#### GIVEN REQUEST:
Line by line, reproduce exactly the beginning of the listing below, ending with the line that contains "0.0905, 0.0395, 0.0098];" and adding nothing.

#### DATASET SECTION:

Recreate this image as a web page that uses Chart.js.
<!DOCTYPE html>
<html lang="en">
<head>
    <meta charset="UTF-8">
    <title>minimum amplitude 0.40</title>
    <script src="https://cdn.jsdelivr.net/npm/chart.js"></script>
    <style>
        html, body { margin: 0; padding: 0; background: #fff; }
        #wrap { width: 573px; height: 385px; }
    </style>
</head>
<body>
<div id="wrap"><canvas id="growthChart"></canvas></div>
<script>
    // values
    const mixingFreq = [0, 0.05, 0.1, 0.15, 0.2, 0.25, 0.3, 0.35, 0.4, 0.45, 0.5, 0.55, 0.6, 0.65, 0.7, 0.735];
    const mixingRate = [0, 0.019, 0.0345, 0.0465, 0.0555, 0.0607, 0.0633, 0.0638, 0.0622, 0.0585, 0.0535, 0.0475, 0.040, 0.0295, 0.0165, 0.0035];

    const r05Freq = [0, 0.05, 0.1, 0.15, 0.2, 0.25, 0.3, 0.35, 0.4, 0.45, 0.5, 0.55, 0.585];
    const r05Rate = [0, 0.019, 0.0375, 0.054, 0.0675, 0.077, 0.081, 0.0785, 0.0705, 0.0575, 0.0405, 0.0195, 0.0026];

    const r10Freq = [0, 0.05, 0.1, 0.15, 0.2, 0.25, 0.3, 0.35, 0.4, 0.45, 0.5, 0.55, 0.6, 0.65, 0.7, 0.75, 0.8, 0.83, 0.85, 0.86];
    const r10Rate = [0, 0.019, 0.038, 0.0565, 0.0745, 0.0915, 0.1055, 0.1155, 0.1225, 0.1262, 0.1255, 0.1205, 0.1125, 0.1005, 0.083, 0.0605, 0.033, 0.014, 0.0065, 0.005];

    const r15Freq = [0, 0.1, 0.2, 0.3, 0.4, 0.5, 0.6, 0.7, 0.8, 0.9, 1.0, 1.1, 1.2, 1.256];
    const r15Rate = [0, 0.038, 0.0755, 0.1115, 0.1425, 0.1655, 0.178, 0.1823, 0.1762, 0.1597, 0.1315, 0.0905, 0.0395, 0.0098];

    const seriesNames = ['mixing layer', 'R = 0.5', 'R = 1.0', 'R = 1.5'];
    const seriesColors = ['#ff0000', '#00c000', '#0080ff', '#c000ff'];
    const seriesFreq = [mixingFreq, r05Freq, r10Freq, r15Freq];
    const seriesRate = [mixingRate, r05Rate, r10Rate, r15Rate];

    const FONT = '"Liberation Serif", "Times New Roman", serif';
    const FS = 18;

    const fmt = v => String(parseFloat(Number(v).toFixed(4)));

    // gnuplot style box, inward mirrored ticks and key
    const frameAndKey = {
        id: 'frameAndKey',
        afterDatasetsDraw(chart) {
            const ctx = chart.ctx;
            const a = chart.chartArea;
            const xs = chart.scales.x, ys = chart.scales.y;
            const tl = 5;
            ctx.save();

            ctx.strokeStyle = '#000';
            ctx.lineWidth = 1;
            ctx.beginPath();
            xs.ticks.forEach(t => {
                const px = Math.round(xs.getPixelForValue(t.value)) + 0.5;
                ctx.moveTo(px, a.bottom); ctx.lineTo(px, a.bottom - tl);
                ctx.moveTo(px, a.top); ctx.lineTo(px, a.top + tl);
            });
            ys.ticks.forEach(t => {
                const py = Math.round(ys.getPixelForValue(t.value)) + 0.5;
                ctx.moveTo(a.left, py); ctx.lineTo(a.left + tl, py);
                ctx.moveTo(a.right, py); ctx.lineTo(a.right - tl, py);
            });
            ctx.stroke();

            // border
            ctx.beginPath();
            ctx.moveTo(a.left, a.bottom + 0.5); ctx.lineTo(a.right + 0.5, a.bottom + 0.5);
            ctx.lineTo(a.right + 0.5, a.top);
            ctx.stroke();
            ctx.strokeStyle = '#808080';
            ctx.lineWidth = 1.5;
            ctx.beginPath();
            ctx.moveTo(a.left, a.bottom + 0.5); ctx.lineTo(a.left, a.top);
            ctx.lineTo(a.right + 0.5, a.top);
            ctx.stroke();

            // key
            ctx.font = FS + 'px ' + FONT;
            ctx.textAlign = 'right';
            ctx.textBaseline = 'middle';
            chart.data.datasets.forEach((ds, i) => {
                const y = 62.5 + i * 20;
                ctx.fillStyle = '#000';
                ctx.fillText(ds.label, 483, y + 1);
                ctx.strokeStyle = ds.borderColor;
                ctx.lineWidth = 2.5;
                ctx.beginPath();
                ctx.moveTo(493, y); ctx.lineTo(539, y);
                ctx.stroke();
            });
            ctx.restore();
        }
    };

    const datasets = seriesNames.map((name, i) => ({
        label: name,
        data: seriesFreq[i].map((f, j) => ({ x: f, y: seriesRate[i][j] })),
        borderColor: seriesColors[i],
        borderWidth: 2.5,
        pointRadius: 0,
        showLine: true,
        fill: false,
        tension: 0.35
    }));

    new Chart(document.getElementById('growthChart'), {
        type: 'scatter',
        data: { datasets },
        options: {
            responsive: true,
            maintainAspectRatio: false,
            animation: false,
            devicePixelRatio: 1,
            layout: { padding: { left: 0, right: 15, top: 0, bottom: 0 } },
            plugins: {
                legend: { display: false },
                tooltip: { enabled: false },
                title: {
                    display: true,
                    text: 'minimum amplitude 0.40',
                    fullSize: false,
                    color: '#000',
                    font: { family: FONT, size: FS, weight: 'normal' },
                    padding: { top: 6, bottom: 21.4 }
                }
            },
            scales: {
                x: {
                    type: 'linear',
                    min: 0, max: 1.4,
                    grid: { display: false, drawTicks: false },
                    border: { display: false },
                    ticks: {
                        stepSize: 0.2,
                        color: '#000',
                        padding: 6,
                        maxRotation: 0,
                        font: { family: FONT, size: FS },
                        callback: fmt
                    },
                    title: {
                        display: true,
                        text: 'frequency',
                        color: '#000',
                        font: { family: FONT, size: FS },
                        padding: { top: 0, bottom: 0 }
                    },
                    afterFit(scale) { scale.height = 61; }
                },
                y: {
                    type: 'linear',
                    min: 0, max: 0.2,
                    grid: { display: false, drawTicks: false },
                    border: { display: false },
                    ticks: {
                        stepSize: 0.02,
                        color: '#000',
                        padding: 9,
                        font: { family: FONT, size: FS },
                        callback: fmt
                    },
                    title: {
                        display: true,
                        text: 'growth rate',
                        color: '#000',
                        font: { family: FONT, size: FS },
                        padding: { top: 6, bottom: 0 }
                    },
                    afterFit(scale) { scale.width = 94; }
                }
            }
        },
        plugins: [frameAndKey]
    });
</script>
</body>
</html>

#### TASK ANSWER:
Recreate this image as a web page that uses Chart.js.
<!DOCTYPE html>
<html lang="en">
<head>
    <meta charset="UTF-8">
    <title>minimum amplitude 0.40</title>
    <script src="https://cdn.jsdelivr.net/npm/chart.js"></script>
    <style>
        html, body { margin: 0; padding: 0; background: #fff; }
        #wrap { width: 573px; height: 385px; }
    </style>
</head>
<body>
<div id="wrap"><canvas id="growthChart"></canvas></div>
<script>
    // values
    const mixingFreq = [0, 0.05, 0.1, 0.15, 0.2, 0.25, 0.3, 0.35, 0.4, 0.45, 0.5, 0.55, 0.6, 0.65, 0.7, 0.735];
    const mixingRate = [0, 0.019, 0.0345, 0.0465, 0.0555, 0.0607, 0.0633, 0.0638, 0.0622, 0.0585, 0.0535, 0.0475, 0.040, 0.0295, 0.0165, 0.0035];

    const r05Freq = [0, 0.05, 0.1, 0.15, 0.2, 0.25, 0.3, 0.35, 0.4, 0.45, 0.5, 0.55, 0.585];
    const r05Rate = [0, 0.019, 0.0375, 0.054, 0.0675, 0.077, 0.081, 0.0785, 0.0705, 0.0575, 0.0405, 0.0195, 0.0026];

    const r10Freq = [0, 0.05, 0.1, 0.15, 0.2, 0.25, 0.3, 0.35, 0.4, 0.45, 0.5, 0.55, 0.6, 0.65, 0.7, 0.75, 0.8, 0.83, 0.85, 0.86];
    const r10Rate = [0, 0.019, 0.038, 0.0565, 0.0745, 0.0915, 0.1055, 0.1155, 0.1225, 0.1262, 0.1255, 0.1205, 0.1125, 0.1005, 0.083, 0.0605, 0.033, 0.014, 0.0065, 0.005];

    const r15Freq = [0, 0.1, 0.2, 0.3, 0.4, 0.5, 0.6, 0.7, 0.8, 0.9, 1.0, 1.1, 1.2, 1.256];
    const r15Rate = [0, 0.038, 0.0755, 0.1115, 0.1425, 0.1655, 0.178, 0.1823, 0.1762, 0.1597, 0.1315, 0.0905, 0.0395, 0.0098];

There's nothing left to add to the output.